GEOG 172, Fall 2007

Lab Assignment 2

The goal in lab this week is to gain some familiarity with the R language for statistical computing. The initial lab session will introduce you to basic features of R (log window, interactive session, batch submission, math operators, and storage) as well as using R to query results from statistical distributions. After the brief introduction in the lab, you will be on your own to answer the questions below.

I.Probability questions and R for basic calculations

  1. Write a brief script to carry out the following mathematical operations:

X=5

Y=4+3X

Print X

Print Y

Z=5/52

Print Z

X=1, 2,…,20

Y=4+3X

Plot X (horizontal axis) against Y (vertical axis)

For B, C, and D write out the calculation first by hand and then check your work using R as a calculator.

  1. Suppose you have a standard deck of 52 playing cards and you draw three cards without replacement. What is the probability of drawing at a Jack of any suite on one of the three draws?
  2. What is the probability of drawing three Jacks in three draws, again drawing without replacement? What if you were drawing with replacement?
  3. What is the probability of drawing three Jacks such that the three suites do not include the Jack of diamonds if you are drawing without replacement?

II.Binomial distribution and statistical tables in R: The questions below are all variants that can be answered using the binomial distribution. For questions A and B write out the structure of the answer by hand and use the pbinom or dbinom functions in R to calculate the answers. In C and D just write down the necessary R code and the answer.

  1. Based on long-term observational studies we know that the current influenza vaccine is 70% effective in preventing the worst symptoms in non-high-risk populations. That is, if you get the vaccine there is 70% chance you will not get the flu and 30% you will still get it. Suppose that after the flu season we follow-up on 15 individuals that received their flu shot. What is the probability that exactly 8 will have had the flu?
  2. Suppose we have a new vaccine and we give it to 15 people and 80% do not get the flu. What is the probability that 80% or more would not have had the flu using the old vaccine?
  3. Suppose instead we administered the new vaccine to 100 people and the “prevention rate” was 72 percent. Does that provide strong evidence that the new vaccine is more effective? Exactly how strong (or weak) is the evidence for that assertion?
  4. How much stronger would the evidence be if we achieved the same prevention rate among 10,000 people?
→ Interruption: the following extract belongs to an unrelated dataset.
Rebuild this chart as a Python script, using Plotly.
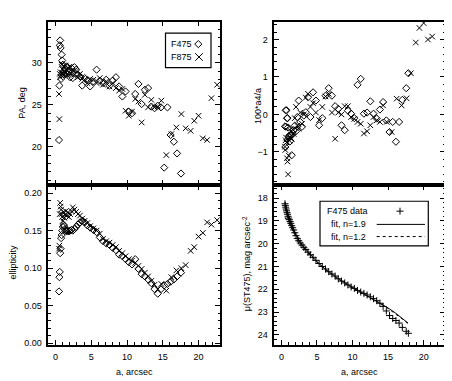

III.Normal distribution: Use pnorm or dnorm to answer the following questions. Draw a rough sketch of the distribution in each case showing the area under the curve that is being assessed, write down the answer, and write down the R code used to generate the answer.

Probability that a normal random variable with mean 22 and variance 25:

  1. lies between 16.2 and 27.5
  2. is greater than 29
  3. is less than 17
  4. is less than 15 or greater than 25
  1. Plotting data and histograms:
  1. Enter the following commands to generate a plot of the standard normal density function.

x<-seq(-4.5,4.5,.1)

normden<-dnorm(x,mean=0,sd=1)

plot(x,normden,type=”l”) [note: that is a lower case “L” in the quotes]

  1. Enter the following commands to generate a plot of the binomial probability mass function.

x<-c(1:30)

plot(x,dbinom(x,size=3-,prob=.15),type=”h”)

  1. Suppose your star free throw shooter has a career average of 80 percent. He has gone to the free throw line 10 times (attempted 20 shots) during the game and has only sunk 8 of his baskets. What is the probability that he would hit 8 or fewer baskets in 20 attempts from the line? Plot the probability mass function histogram and interpret the results.